Reinforcement recommendation reasoning through knowledge graphs for explanation path quality

Knowledge Graph-based recommender systems naturally produce explainable recommendations, by showing the reasoning paths in the knowledge graph (KG) that were followed to select the recommended items. One can define metrics that assess the quality of the explanation paths in terms of recency, popularity, and diversity. Combining in- and post-processing approaches to optimize for both recommendation quality and reasoning path quality leads to effective recommendations and to increased reasoning path quality.

In a study, published in the Knowledge-Based Systems journal (Elsevier) and conducted with Giacomo Balloccu, Gianni Fenu, and Mirko Marras, we extend our SIGIR 2022 study. In that previous study, we defined the explanation quality metrics and optimized the recommendation lists according to them, via post-processing approaches. In this journal paper, we present a novel approach that combines in- and post-processing strategies.

Given that we have described the explanation quality metrics in a previous post, here, we will focus just on our new approach.

A preprint of this study is also available online.

Explanation property optimization

We optimize a recommendation model for reasoning path metrics. To this end, we propose two classes of approaches. The first class (in-processing) includes approaches that embed reasoning path quality properties in the internal model learning process. Whereas, the second class (post-processing) covers approaches that re-arrange the recommended lists (and the explanations) returned by the original recommendation model optimized only for recommendation quality.

In-processing optimization. Our goal is to generate product recommendations accompanied by reasoning paths, considering both recommendation quality and reasoning path quality. We propose to model the problem behind this task as a Markov Decision Process (MDP), which first generates candidate paths between users and products based on a certain similarity measure, and then performs a sampling among candidate paths. To solve this problem, we adopted a reinforcement learning (RL) strategy.

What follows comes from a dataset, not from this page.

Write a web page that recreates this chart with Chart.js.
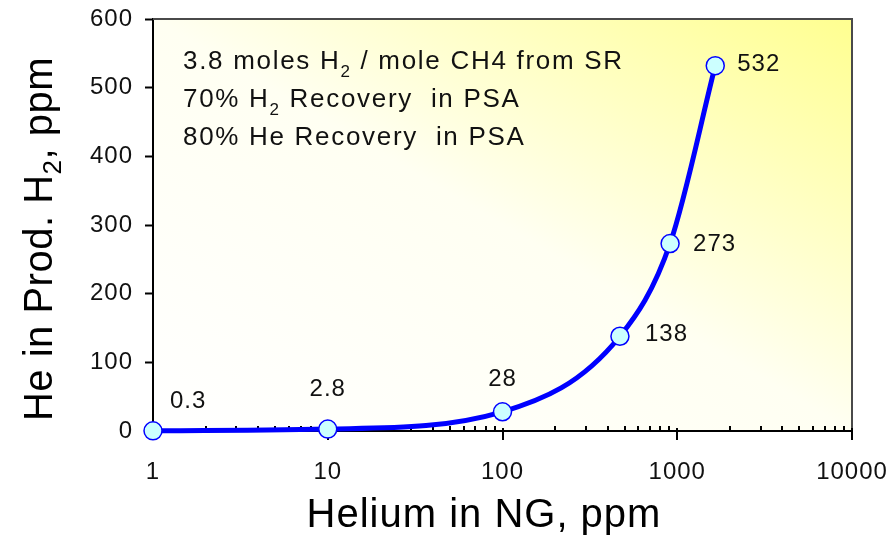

Post-processing optimization. Compared to an in-processing optimization, post-processing approaches perform a re-ranking of both products to recommend and their corresponding reasoning paths, to optimize certain reasoning path quality metrics. The input of such step are the recommended products and their selected reasoning paths, originally returned by any pre-trained model that solves the KGRE-Rec task. For the implementation, we capitalized on a maximum marginal relevance approach, with the reasoning path metric(s) as support metric(s).

Experimental evaluation

We conducted experiments on three data sets, namely MovieLens1M (ML1M), LastFM-1B (LASTFM), and Amazon-Cellphones (CELL). The considered baselines included factorization models (BPR, FM, NFM), three knowledge-aware models based on regularization (CKE, CFKG, KGAT), and one knowledge-aware model based on reasoning paths (PGPR). Our optimization approaches could be applied only to models based on reasoning paths (i.e., PGPR).

Our paper contains the detailed results. In this post, we summarize the main outcomes emerging from our results:

Optimizing for reasoning path quality through our approaches led to state-of-the-art NDCG. The measured NDCG was equal or at most two points lower than that of non-(path-)explainable baselines, on all data sets. It emerged that accounting for user-level reasoning path quality often does not lead to a loss (when observed, it is negligible) in recommendation utility.
Compared to PGPR, our in- and post-processing optimization approaches showed a substantially higher reasoning path quality based on the proposed metrics, on all data sets. Higher gains were observed for PTD than for the other properties. There were gains also on reasoning path metrics not directly optimized, highlighting a positive interdependence across metrics according to the domain.
The combination of both in- and post-processing not only generally reported the highest reasoning path quality scores (explanations linked to more recent user interactions, more popular shared entities, and more diverse reasoning path types) but also showed the highest diversity of linking interactions and shared entities as well as the lowest concentration of path types.